In contrast, the Poor People’s Campaign talks about “five interlocking injustices” that create and sustain poverty: systemic racism, poverty, ecological devastation (think climate change and pollution), the war economy (think budget and militarism), and our distorted moral narrative (think blaming the poor, and race-baiting). It also notes that the political and religious leaders who are doing harm to low-wealth people are the same people doing harm to people of color, the LGBTQ community, workers, teachers, the environment, poor white people, a struggling middle class, immigrants, and others who are oppressed. The campaign therefore organizes across constituencies, pushing people out of silos—the only way to take on an opposition that is remarkably unified and clear in its mission to gut taxes, gut regulation, and protect profits and privilege.

Finally, my optimism is based on the timing and the strategy of the campaign’s current effort. The campaign has already been organizing, and mobilizing, and registering—so what is different about this moment? Campaign cochair the Rev. Dr. William Barber II said the campaign has spent the past two to three years “waking people up to the stories and facts about 140 million poor and low wealth people…. But it’s not the waking, it’s the rising. It’s not enough to be woke, because you can be woke but still in bed.”

The campaign will now target voter registration in districts where, according to Barber, “if just two percent of poor and low wealth people and their allies are organized,” it could change electoral outcomes. “We know where those pockets are, and we know where we can make a huge electoral difference,” Barber said. According to Pew, 40 percent of eligible voters didn’t vote in 2016; more than half of them had family incomes under $30,000 and 42 percent were nonwhite and without a college degree. The campaign also has a goal to train 30,000 more directly impacted people at which point it will be comprised of more than one million people. On June 20, 2020—after the major primaries and before the party conventions—the campaign will mobilize a mass assembly and march on Washington, DC, with the intent to reveal “a movement that votes.”

Campaign co-chair the Rev. Dr. Liz Theoharis said the 25-state tour is about “bringing the solutions and building the power to enact those solutions.” She said it will “put a face, put names, put places” on injustice, and show that solutions are readily available in the very places where people are suffering. We need that—fewer numbers about poverty in the abstract, more stories and getting to know people in their own words.

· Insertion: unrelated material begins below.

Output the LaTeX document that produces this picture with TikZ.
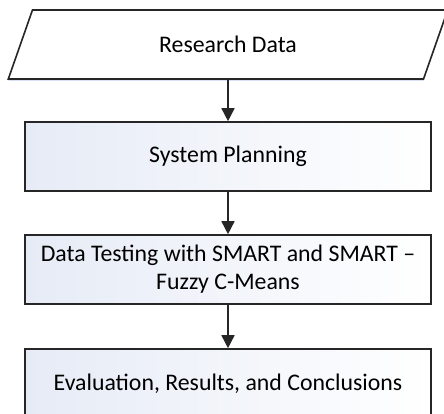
\documentclass[tikz,border=0pt]{standalone}
\usepackage{fontspec}
\setmainfont{Carlito}
\usetikzlibrary{shapes.geometric,arrows.meta,shadows}

\definecolor{boxfill}{RGB}{230,235,246}
\definecolor{boxline}{RGB}{38,38,38}
\definecolor{glow}{RGB}{190,205,235}

\begin{document}
\begin{tikzpicture}[x=1pt, y=1pt]
  \tikzset{
    font={\fontsize{23.8pt}{28pt}\selectfont},
    datashape/.style={trapezium, trapezium left angle=63, trapezium right angle=117,
      trapezium stretches, minimum width=440pt, minimum height=69pt,
      draw=boxline, line width=1.6pt, fill=white, inner sep=0pt,
      drop shadow={shadow xshift=0pt, shadow yshift=-2pt, fill=glow, opacity=.6}},
    stepbox/.style={rectangle, minimum width=406pt, minimum height=69pt,
      draw=boxline, line width=1.6pt, left color=boxfill, right color=white,
      align=center, inner sep=0pt},
    flow/.style={-{Triangle[width=13pt, length=13pt]}, line width=1.6pt, color=boxline},
  }

  \useasboundingbox (0,0) rectangle (444,-414);
  \clip (0,0) rectangle (444,-414);

  % input data
  \node[datashape] (data) at (228,-44.5) {Research Data};

  % process steps
  \node[stepbox] (plan) at (228,-156.5) {System Planning};
  \node[stepbox] (test) at (228,-269.5) {Data Testing with SMART and SMART --\\Fuzzy C-Means};
  \node[stepbox] (eval) at (228,-383.5) {Evaluation, Results, and Conclusions};

  \draw[flow] (data.south) -- (plan.north);
  \draw[flow] (plan.south) -- (test.north);
  \draw[flow] (test.south) -- (eval.north);

\end{tikzpicture}
\end{document}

While a movement can be built whether or not the media is covering it, I hope that reporters interested in inequality and an economy that works will visit the places and hear the stories where people in poverty are organizing for change (one of the greatest stories about poverty is that its existence and persistence—even when the data suggests myriad solutions—hasn’t really been considered a story). As for anti-poverty advocates who have been doing underappreciated work for decades, I would respectfully offer that there is no new set of talking points, no new numbers, and no new policy paper that will create the real change you seek. We know from our nation’s history how transformative change happens—it’s time to engage with, and be led by, people who are poor.